Win-win math teaching

"We underestimate children by assuming that they will only enjoy learning concepts that have obvious physical models or applications. While I would encourage a teacher to serve pieces of pie or pizza to their class to illustrate a point about fractions, this is not the only way to get kids interested in math. Children will happily play a game with numbers or mathematical symbols, even if it has no obvious connections to the everyday world, as long as the game presents a series of interesting challenges, has clear rules and outcomes, and if the person playing the game has a good chance of winning. Children are born to solve puzzles: in my experience, they are completely happy at school if they are allowed to exercise their minds and to show off to a caring adult. What children hate most is failure. They generally find mathematical rules and operations boring only because those things are often poorly taught, without passion, in a manner that produces very few winners." --John Mighton, JUMP Math: Teacher's Manual for the Fractions Unit (Second Edition), copyright 2005, JUMP Math.

Saturday, June 23, 2007

Charlotte Mason might have liked Mighton

It's already the weekend and I'm still working on some of the things that stood out from last weekend's papers.
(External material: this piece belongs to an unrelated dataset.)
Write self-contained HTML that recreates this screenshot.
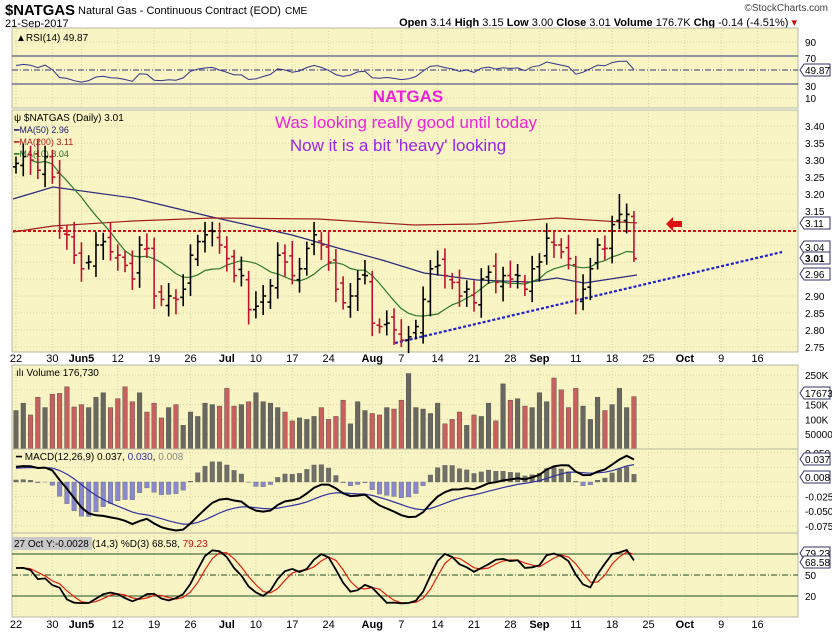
<!DOCTYPE html>
<html><head><meta charset="utf-8"><style>
body{margin:0;background:#fff;width:832px;height:633px;overflow:hidden;font-family:"Liberation Sans",sans-serif}
svg text{font-family:"Liberation Sans",sans-serif}
</style></head><body>
<svg id="s" width="832" height="633" viewBox="0 0 832 633" xmlns="http://www.w3.org/2000/svg">
<text x="5" y="15" font-size="15" font-weight="bold" fill="#000" textLength="70" lengthAdjust="spacingAndGlyphs">$NATGAS</text>
<text x="78" y="14" font-size="11" fill="#000">Natural Gas - Continuous Contract (EOD)</text>
<text x="285" y="14" font-size="10" fill="#000">CME</text>
<text x="828" y="11" font-size="10" fill="#444" text-anchor="end">©StockCharts.com</text>
<text x="5" y="27" font-size="11" fill="#000">21-Sep-2017</text>
<text x="797" y="26" font-size="11" fill="#000" text-anchor="end"><tspan font-weight="bold">Open</tspan> 3.14 <tspan font-weight="bold">High</tspan> 3.15 <tspan font-weight="bold">Low</tspan> 3.00 <tspan font-weight="bold">Close</tspan> 3.01 <tspan font-weight="bold">Volume</tspan> 176.7K <tspan font-weight="bold">Chg</tspan> -0.14 (-4.51%) <tspan fill="#c00">▾</tspan></text>
<g id="g"></g>
</svg>
<script>
const S=document.getElementById('g');let h='';
const L=12,R=798;
const X=i=>16+i*7.27;
function panel(t,b){h+=`<rect x="${L}" y="${t}" width="${R-L}" height="${b-t}" fill="#f8f4c4" stroke="#b8b8a0"/>`;}
const labs=[[0,'22'],[5,'30'],[9,'Jun5',1],[14,'12'],[19,'19'],[24,'26'],[29,'Jul',1],[33,'10'],[38,'17'],[43,'24'],[49,'Aug',1],[53,'7'],[58,'14'],[63,'21'],[68,'28'],[72,'Sep',1],[77,'11'],[82,'18'],[87,'25'],[92,'Oct',1],[97,'9'],[102,'16']];
function vgrid(t,b){labs.forEach(l=>{h+=`<line x1="${X(l[0])}" y1="${t}" x2="${X(l[0])}" y2="${b}" stroke="#d8d4a8" stroke-dasharray="1,2"/>`;});}
function hg(y){h+=`<line x1="${L}" y1="${y}" x2="${R}" y2="${y}" stroke="#d8d4a8" stroke-dasharray="1,2"/>`;}
function rl(y,t,b){h+=`<text x="805" y="${y+4}" font-size="10" fill="#000">${t}</text>`;}
function tag(y,t,bold){h+=`<path d="M800 ${y} l4 -6 h26 v12 h-26z" fill="#fff" stroke="#336"/><text x="805" y="${y+4}" font-size="10" ${bold?'font-weight="bold"':''} fill="#000">${t}</text>`;}
function dates(y){labs.forEach(l=>{h+=`<text x="${X(l[0])}" y="${y}" font-size="11" text-anchor="middle" ${l[2]?'font-weight="bold"':''} fill="#000">${l[1]}</text>`;});}
const C=[3.29,3.31,3.30,3.27,3.31,3.25,3.10,3.08,3.02,2.98,3.00,3.05,3.06,3.03,3.02,2.99,2.95,3.05,3.04,2.90,2.89,2.90,2.89,2.92,3.02,3.06,3.08,3.09,3.05,3.01,2.96,2.96,2.86,2.87,2.90,2.93,3.02,3.00,2.96,2.98,3.04,3.08,3.05,3.00,2.92,2.88,2.90,2.95,2.96,2.82,2.81,2.82,2.80,2.77,2.78,2.81,2.89,2.98,2.99,2.96,2.94,2.90,2.92,2.88,2.95,2.97,2.94,2.96,2.95,2.96,2.92,2.98,3.00,3.07,3.05,3.03,3.01,2.89,2.92,2.98,3.05,3.04,3.11,3.14,3.14,3.01];
const N=C.length;const O=[],H=[],Lo=[];
for(let i=0;i<N;i++){let o=i?C[i-1]+((i*37)%7-3)*0.006:3.28;O.push(o);H.push(Math.max(o,C[i])+0.02+((i*13)%5)*0.006);Lo.push(Math.min(o,C[i])-0.02-((i*17)%5)*0.006);}
H[83]=3.20;Lo[85]=3.00;H[85]=3.15;Lo[53]=2.75;
panel(28,108);vgrid(28,108);
[42,98].forEach(hg);
h+=`<line x1="${L}" y1="56" x2="${R}" y2="56" stroke="#33337a"/><line x1="${L}" y1="84" x2="${R}" y2="84" stroke="#33337a"/><line x1="${L}" y1="70" x2="${R}" y2="70" stroke="#33337a" stroke-dasharray="6,2,1,2"/>`;
rl(42,'90');rl(58,'70');rl(86,'30');rl(98,'10');
let ag=0.02,al=0.015,rp=[];
for(let i=0;i<N;i++){if(i){let d=C[i]-C[i-1];ag=(ag*13+Math.max(d,0))/14;al=(al*13+Math.max(-d,0))/14;}let r=100-100/(1+ag/al);r=50+(r-50)*0.9;rp.push(X(i)+','+(70-(r-50)*0.7).toFixed(1));}
h+=`<polyline points="${rp.join(' ')}" fill="none" stroke="#33338a" stroke-width="1"/>`;
tag(70,'49.87');
h+=`<text x="16" y="41" font-size="10" fill="#000">▲RSI(14) 49.87</text>`;
h+=`<text x="408" y="102" font-size="17" font-weight="bold" fill="#ee22dd" text-anchor="middle">NATGAS</text>`;
panel(110,352);vgrid(110,352);
const PY=p=>126+(3.40-p)*340;
for(let k=0;k<=13;k++){let p=3.40-k*0.05;hg(PY(p));if(![3.10,3.05,3.00,2.95].some(q=>Math.abs(q-p)<0.001))rl(PY(p),p.toFixed(2));}
h+=`<text x="14" y="121" font-size="10" fill="#000">ψ $NATGAS (Daily) 3.01</text>
<text x="14" y="133" font-size="9" fill="#1a1a6a">━MA(50) 2.96</text>
<text x="14" y="145" font-size="9" fill="#b02020">━MA(200) 3.11</text>
<text x="14" y="157" font-size="9" fill="#207020">━MA(10) 3.04</text>`;
h+=`<text x="406" y="128" font-size="17" fill="#ee22dd" text-anchor="middle">Was looking really good until today</text>`;
h+=`<text x="398" y="151" font-size="17" fill="#9922ee" text-anchor="middle">Now it is a bit 'heavy' looking</text>`;
h+=`<polyline points="13,199 53,187 133,198 212,217 292,235 345,250 382,260 424,273 477,280 530,282 557,278 584,283 637,275" fill="none" stroke="#2a2a7a" stroke-width="1.2"/>`;
h+=`<polyline points="13,232 53,226 133,221 212,218 318,219 414,225 477,224 557,218 637,223" fill="none" stroke="#a02020" stroke-width="1.2"/>`;
let m10=[];for(let i=0;i<N;i++){let s=0,n=0;for(let j=Math.max(0,i-9);j<=i;j++){s+=C[j];n++;}m10.push(X(i)+','+PY(s/n).toFixed(1));}
h+=`<polyline points="${m10.slice(2).join(' ')}" fill="none" stroke="#2a7a2a" stroke-width="1.2"/>`;
h+=`<line x1="13" y1="231" x2="${R}" y2="231" stroke="#d01010" stroke-width="2" stroke-dasharray="3,2"/>`;
h+=`<line x1="395" y1="343" x2="782" y2="252" stroke="#2020d0" stroke-width="2.2" stroke-dasharray="3,2"/>`;
h+=`<path d="M666 224 l7 -7 v4 h9 v6 h-9 v4z" fill="#e01010"/>`;
for(let i=0;i<N;i++){let x=X(i),c=(i&&C[i]<C[i-1])?'#c01030':'#000';h+=`<g stroke="${c}" stroke-width="1.6"><line x1="${x}" y1="${PY(H[i])}" x2="${x}" y2="${PY(Lo[i])}"/><line x1="${x-3}" y1="${PY(O[i])}" x2="${x}" y2="${PY(O[i])}"/><line x1="${x}" y1="${PY(C[i])}" x2="${x+3}" y2="${PY(C[i])}"/></g>`;}
tag(223,'3.11');tag(247,'3.04');tag(258,'3.01',1);tag(274,'2.96');
dates(362);
panel(365,449);vgrid(365,449);
const VY=v=>449-v*14.8/50;
[250,200,150,100,50].forEach(v=>hg(VY(v)));
rl(VY(250),'250K');rl(VY(150),'150K');rl(VY(100),'100K');rl(VY(50),'50000');
const V=[130,155,115,175,140,185,188,210,142,150,140,175,190,140,170,210,160,190,125,155,105,140,150,80,125,110,155,150,145,205,145,150,160,190,160,155,140,125,95,105,100,110,140,100,110,165,85,160,130,120,115,140,135,165,255,140,135,120,155,85,100,125,80,115,110,155,95,220,165,170,145,140,190,160,240,200,140,205,145,100,175,130,150,205,140,177];
for(let i=0;i<N;i++){let v=V[i]||120,c=(i&&C[i]<C[i-1])?'#c86060':'#686860';h+=`<rect x="${X(i)-2.3}" y="${VY(v)}" width="4.6" height="${449-VY(v)}" fill="${c}" stroke="#444" stroke-width="0.4"/>`;}
h+=`<text x="16" y="376" font-size="10" fill="#000">ılı Volume 176,730</text>`;
tag(393,'176730');
panel(449,533);vgrid(449,533);
const MY=v=>482-v*584;
[0.05,0.025,0,-0.025,-0.05,-0.075].forEach(v=>hg(MY(v)));
rl(MY(0.05),'0.050');rl(MY(-0.025),'-0.025');rl(MY(-0.05),'-0.050');rl(MY(-0.075),'-0.075');
let e12=3.27,e26=3.245,sg=0.022,mp=[],sp=[];
for(let i=0;i<N;i++){e12+= (C[i]-e12)*2/13;e26+=(C[i]-e26)*2/27;let m=e12-e26;sg+=(m-sg)*0.2;let ms=m*1.05,ss=sg*1.05;mp.push(X(i)+','+MY(ms).toFixed(1));sp.push(X(i)+','+MY(ss).toFixed(1));let hh=(ms-ss)*1.5;h+=`<rect x="${X(i)-2.3}" y="${Math.min(482,MY(hh))}" width="4.6" height="${Math.abs(hh*584)}" fill="${hh>=0?'#707068':'#8888cc'}" stroke="#555" stroke-width="0.3"/>`;}
h+=`<polyline points="${sp.join(' ')}" fill="none" stroke="#3030a0" stroke-width="1.2"/><polyline points="${mp.join(' ')}" fill="none" stroke="#000" stroke-width="2"/>`;
h+=`<text x="16" y="460" font-size="10" fill="#000">━ MACD(12,26,9) 0.037, <tspan fill="#3030a0">0.030</tspan>, <tspan fill="#888">0.008</tspan></text>`;
tag(459,'0.037');tag(477,'0.008');
panel(533,617);vgrid(533,617);
const SY=v=>610-v*0.7;
h+=`<line x1="${L}" y1="${SY(80)}" x2="${R}" y2="${SY(80)}" stroke="#205020"/><line x1="${L}" y1="${SY(20)}" x2="${R}" y2="${SY(20)}" stroke="#205020"/><line x1="${L}" y1="${SY(50)}" x2="${R}" y2="${SY(50)}" stroke="#205020" stroke-dasharray="6,2,1,2"/>`;
rl(SY(50),'50');rl(SY(20),'20');
let raw=[],K=[],D=[];
for(let i=0;i<N;i++){let hi=-9,lo=9;for(let j=Math.max(0,i-13);j<=i;j++){hi=Math.max(hi,H[j]);lo=Math.min(lo,Lo[j]);}raw.push((C[i]-lo)/(hi-lo)*100);let s=0,n=0;for(let j=Math.max(0,i-2);j<=i;j++){s+=raw[j];n++;}K.push(s/n);s=0;n=0;for(let j=Math.max(0,i-2);j<=i;j++){s+=K[j];n++;}D.push(s/n);}
h+=`<polyline points="${D.map((v,i)=>X(i)+','+SY(v).toFixed(1)).join(' ')}" fill="none" stroke="#e02010" stroke-width="1.2"/>`;
h+=`<polyline points="${K.map((v,i)=>X(i)+','+SY(v).toFixed(1)).join(' ')}" fill="none" stroke="#000" stroke-width="1.8"/>`;
h+=`<rect x="12" y="537" width="80" height="13" fill="#c8c8c8"/><text x="14" y="547" font-size="10" fill="#000">27 Oct Y:-0.0028</text><text x="92" y="547" font-size="10" fill="#000">(14,3) %D(3) 68.58, <tspan fill="#c01010">79.23</tspan></text>`;
tag(553,'79.23');tag(562,'68.58');
dates(628);
S.innerHTML=h;
</script>
</body></html>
In the midst of thinking about Big Words, I put off writing about another Big Idea, this one from the Globe and Mail's Books section last Saturday. Here's the review (by Keith Oatley) of John Mighton's book The End of Ignorance: Multiplying Our Human Potential.
Check out these quotes:

"As Mighton observes, there are differences in people's abilities. But do we want a school system that first accentuates such differences, and then takes them to define who people are?"
"When [Mighton] was younger, he worked as math tutor for primary-school children. He was struck by how even children labelled hopeless could learn math by means of simple procedures. It turns out that, approached in this way, math was enjoyable for children, among the easier things to learn rather than among the more difficult."
"He is brilliant at breaking down math problems into parts that children can do easily, which can then form more complex wholes....as they complete each step and repeat it with small variations, unforeseen abilities emerge, sources of pride and confidence for the children."--all quotes by Keith Oatley, Globe and Mail review
I don't know anything about the JUMP program, but that sounds very CM-friendly to me.